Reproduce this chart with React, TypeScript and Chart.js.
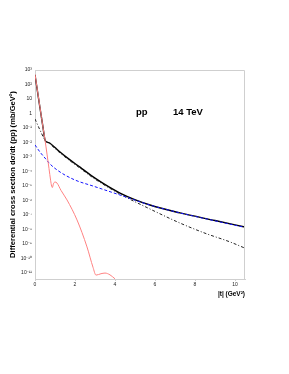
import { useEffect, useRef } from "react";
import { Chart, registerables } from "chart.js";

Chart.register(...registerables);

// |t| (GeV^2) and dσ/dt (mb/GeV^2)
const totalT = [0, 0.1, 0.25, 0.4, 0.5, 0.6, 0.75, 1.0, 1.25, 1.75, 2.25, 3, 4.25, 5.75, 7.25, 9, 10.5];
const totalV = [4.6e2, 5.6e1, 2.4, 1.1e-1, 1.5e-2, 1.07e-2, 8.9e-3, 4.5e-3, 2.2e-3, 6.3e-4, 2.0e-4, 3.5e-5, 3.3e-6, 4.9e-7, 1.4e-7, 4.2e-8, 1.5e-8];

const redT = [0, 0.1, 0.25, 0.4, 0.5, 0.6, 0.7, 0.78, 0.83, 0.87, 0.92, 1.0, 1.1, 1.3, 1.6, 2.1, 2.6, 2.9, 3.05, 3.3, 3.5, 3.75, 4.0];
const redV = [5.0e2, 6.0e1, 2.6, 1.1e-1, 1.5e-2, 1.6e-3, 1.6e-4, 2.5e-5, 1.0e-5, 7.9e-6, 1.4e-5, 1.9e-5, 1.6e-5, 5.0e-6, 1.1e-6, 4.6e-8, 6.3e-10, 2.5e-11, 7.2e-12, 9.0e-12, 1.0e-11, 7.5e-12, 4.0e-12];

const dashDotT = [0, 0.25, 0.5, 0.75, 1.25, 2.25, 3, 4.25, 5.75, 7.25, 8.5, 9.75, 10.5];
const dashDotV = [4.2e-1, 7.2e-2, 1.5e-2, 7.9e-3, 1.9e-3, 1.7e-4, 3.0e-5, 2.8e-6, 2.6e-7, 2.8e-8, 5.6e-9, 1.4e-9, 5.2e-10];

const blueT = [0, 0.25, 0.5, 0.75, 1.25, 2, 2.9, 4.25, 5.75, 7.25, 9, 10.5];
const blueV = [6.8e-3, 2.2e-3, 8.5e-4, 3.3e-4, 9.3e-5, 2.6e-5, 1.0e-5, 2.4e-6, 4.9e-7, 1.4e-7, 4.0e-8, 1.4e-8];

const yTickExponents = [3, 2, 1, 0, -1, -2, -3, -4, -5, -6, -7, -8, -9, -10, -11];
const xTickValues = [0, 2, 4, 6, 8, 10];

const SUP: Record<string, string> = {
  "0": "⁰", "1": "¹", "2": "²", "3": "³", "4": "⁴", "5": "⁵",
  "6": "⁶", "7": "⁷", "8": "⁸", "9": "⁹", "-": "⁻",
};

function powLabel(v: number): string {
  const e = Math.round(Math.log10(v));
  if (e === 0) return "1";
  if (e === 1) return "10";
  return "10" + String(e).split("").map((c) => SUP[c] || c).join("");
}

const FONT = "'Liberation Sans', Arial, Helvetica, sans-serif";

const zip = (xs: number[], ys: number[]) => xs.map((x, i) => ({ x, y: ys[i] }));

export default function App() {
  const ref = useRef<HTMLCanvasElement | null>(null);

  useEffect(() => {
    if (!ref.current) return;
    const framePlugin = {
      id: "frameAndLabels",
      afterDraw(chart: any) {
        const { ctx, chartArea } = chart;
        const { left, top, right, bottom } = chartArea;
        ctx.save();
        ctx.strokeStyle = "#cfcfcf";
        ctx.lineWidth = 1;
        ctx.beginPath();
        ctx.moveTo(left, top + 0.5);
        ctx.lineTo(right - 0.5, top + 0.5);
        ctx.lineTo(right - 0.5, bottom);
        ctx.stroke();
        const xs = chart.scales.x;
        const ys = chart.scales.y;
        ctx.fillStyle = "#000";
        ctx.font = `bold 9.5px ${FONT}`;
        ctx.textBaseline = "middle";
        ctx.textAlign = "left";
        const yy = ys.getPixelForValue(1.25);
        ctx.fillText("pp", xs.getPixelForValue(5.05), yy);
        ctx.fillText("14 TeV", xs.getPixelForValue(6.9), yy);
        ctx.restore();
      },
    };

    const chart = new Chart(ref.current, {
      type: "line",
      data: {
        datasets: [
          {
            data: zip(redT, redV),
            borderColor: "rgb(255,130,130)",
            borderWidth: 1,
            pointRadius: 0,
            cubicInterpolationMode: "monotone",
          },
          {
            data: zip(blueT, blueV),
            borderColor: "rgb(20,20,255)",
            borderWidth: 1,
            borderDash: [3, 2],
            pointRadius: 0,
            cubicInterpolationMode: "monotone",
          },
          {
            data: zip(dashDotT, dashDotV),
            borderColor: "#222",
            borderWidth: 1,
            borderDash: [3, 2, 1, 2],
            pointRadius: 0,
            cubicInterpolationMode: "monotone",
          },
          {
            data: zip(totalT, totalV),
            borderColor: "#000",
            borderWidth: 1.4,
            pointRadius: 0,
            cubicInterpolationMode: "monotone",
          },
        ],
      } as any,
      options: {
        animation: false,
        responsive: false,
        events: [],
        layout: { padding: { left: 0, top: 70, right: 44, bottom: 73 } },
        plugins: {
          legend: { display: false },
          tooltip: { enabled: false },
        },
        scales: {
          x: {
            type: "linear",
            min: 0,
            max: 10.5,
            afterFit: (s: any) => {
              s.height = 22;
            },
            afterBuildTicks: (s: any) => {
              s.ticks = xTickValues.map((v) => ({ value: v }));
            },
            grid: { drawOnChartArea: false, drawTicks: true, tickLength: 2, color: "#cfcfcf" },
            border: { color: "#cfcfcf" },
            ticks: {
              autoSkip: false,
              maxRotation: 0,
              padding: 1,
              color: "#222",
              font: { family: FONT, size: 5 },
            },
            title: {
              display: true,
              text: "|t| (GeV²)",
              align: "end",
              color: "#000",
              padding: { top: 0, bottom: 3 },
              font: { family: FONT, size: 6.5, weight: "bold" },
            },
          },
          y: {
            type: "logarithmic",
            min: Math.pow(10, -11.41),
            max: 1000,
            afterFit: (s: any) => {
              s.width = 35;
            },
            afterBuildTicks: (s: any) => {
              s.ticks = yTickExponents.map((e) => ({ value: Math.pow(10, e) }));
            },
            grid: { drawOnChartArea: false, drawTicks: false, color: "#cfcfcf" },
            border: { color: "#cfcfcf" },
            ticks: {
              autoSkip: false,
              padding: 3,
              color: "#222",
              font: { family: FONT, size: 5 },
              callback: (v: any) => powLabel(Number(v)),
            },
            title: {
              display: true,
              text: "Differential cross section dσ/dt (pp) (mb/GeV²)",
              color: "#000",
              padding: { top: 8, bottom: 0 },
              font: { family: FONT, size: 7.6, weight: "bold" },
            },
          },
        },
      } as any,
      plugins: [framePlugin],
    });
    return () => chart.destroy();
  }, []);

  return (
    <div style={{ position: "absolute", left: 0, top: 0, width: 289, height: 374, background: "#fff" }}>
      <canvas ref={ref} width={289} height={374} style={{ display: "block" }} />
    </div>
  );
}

--------------------------------

*What is needed*. Without the pictures, return the listing above from its first line through the line that has "1.4e-7, 4.2e-8, 1.5e-8];".

*Solution below*.
Reproduce this chart with React, TypeScript and Chart.js.
import { useEffect, useRef } from "react";
import { Chart, registerables } from "chart.js";

Chart.register(...registerables);

// |t| (GeV^2) and dσ/dt (mb/GeV^2)
const totalT = [0, 0.1, 0.25, 0.4, 0.5, 0.6, 0.75, 1.0, 1.25, 1.75, 2.25, 3, 4.25, 5.75, 7.25, 9, 10.5];
const totalV = [4.6e2, 5.6e1, 2.4, 1.1e-1, 1.5e-2, 1.07e-2, 8.9e-3, 4.5e-3, 2.2e-3, 6.3e-4, 2.0e-4, 3.5e-5, 3.3e-6, 4.9e-7, 1.4e-7, 4.2e-8, 1.5e-8];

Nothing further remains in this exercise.